=== Work to do ===
Retype, please, the listing from its opening line through the line that contains "ha='center', va='center', fontsize=15, color='#404040')", both included, without the pictures.
--- start Recorded information ---
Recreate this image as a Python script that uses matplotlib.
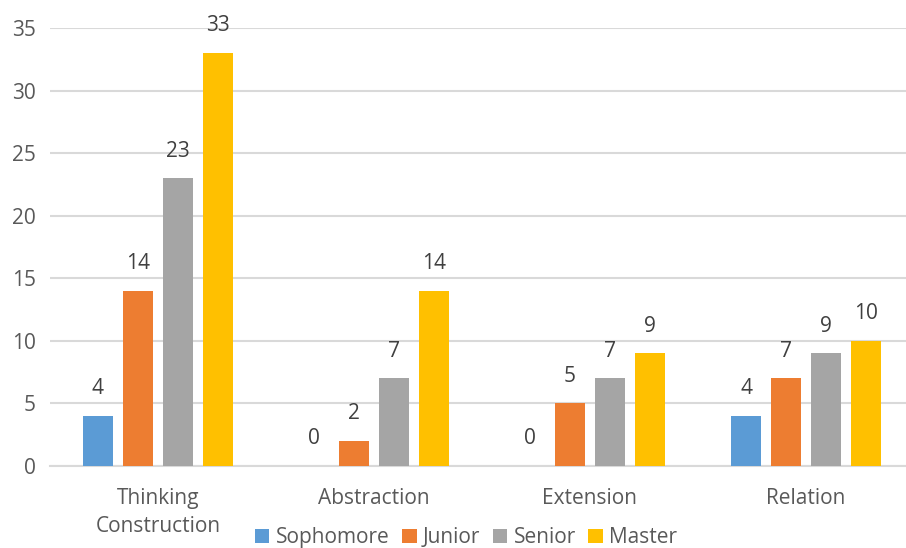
import matplotlib
matplotlib.use('Agg')
import matplotlib.pyplot as plt
import numpy as np

plt.rcParams['font.family'] = ['Open Sans', 'DejaVu Sans']

categories = ['Thinking\nConstruction', 'Abstraction', 'Extension', 'Relation']
series = ['Sophomore', 'Junior', 'Senior', 'Master']
sophomore = [4, 0, 0, 4]
junior = [14, 2, 5, 7]
senior = [23, 7, 7, 9]
master = [33, 14, 9, 10]
colors = ['#5B9BD5', '#ED7D31', '#A5A5A5', '#FFC000']

W, H = 906, 548
fig = plt.figure(figsize=(W / 100, H / 100), dpi=100)
ax = fig.add_axes([50 / W, 1 - 466 / H, (W - 50) / W, (466 - 28) / H])

x = np.arange(len(categories))
step = 40 / 216
width = 30 / 216
handles = []
for i, (name, vals) in enumerate(zip(series, [sophomore, junior, senior, master])):
    pos = x + (i - 1.5) * step
    b = ax.bar(pos, vals, width, color=colors[i], label=name, zorder=3)
    handles.append(b)
    for p, v in zip(pos, vals):
        ax.annotate(str(v), (p, v), xytext=(0, 19.5), textcoords='offset points',
                    ha='center', va='center', fontsize=15, color='#404040')

ax.set_ylim(0, 35)
ax.set_xlim(-0.5, 3.5 - 8 / 216)
ax.set_yticks(range(0, 36, 5))
ax.set_xticks(x)
ax.set_xticklabels(categories, linespacing=1.45)
ax.tick_params(axis='both', length=0, labelsize=15, colors='#595959')
ax.tick_params(axis='y', pad=10)
ax.tick_params(axis='x', pad=16)
ax.grid(axis='y', color='#D9D9D9', linewidth=1.5, zorder=0)
for s in ['top', 'right', 'left']:
    ax.spines[s].set_visible(False)
ax.spines['bottom'].set_color('#D9D9D9')
ax.spines['bottom'].set_linewidth(1.5)

fig.legend(handles=handles, loc='lower center', bbox_to_anchor=(466 / W, -0.035),
           ncol=4, frameon=False, fontsize=15, handlelength=0.7, handleheight=0.7,
           handletextpad=0.3, columnspacing=0.6, labelcolor='#595959')

fig.savefig('out.png', dpi=100)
--- end Recorded information ---
=== Solved problem ===
Recreate this image as a Python script that uses matplotlib.
import matplotlib
matplotlib.use('Agg')
import matplotlib.pyplot as plt
import numpy as np

plt.rcParams['font.family'] = ['Open Sans', 'DejaVu Sans']

categories = ['Thinking\nConstruction', 'Abstraction', 'Extension', 'Relation']
series = ['Sophomore', 'Junior', 'Senior', 'Master']
sophomore = [4, 0, 0, 4]
junior = [14, 2, 5, 7]
senior = [23, 7, 7, 9]
master = [33, 14, 9, 10]
colors = ['#5B9BD5', '#ED7D31', '#A5A5A5', '#FFC000']

W, H = 906, 548
fig = plt.figure(figsize=(W / 100, H / 100), dpi=100)
ax = fig.add_axes([50 / W, 1 - 466 / H, (W - 50) / W, (466 - 28) / H])

x = np.arange(len(categories))
step = 40 / 216
width = 30 / 216
handles = []
for i, (name, vals) in enumerate(zip(series, [sophomore, junior, senior, master])):
    pos = x + (i - 1.5) * step
    b = ax.bar(pos, vals, width, color=colors[i], label=name, zorder=3)
    handles.append(b)
    for p, v in zip(pos, vals):
        ax.annotate(str(v), (p, v), xytext=(0, 19.5), textcoords='offset points',
                    ha='center', va='center', fontsize=15, color='#404040')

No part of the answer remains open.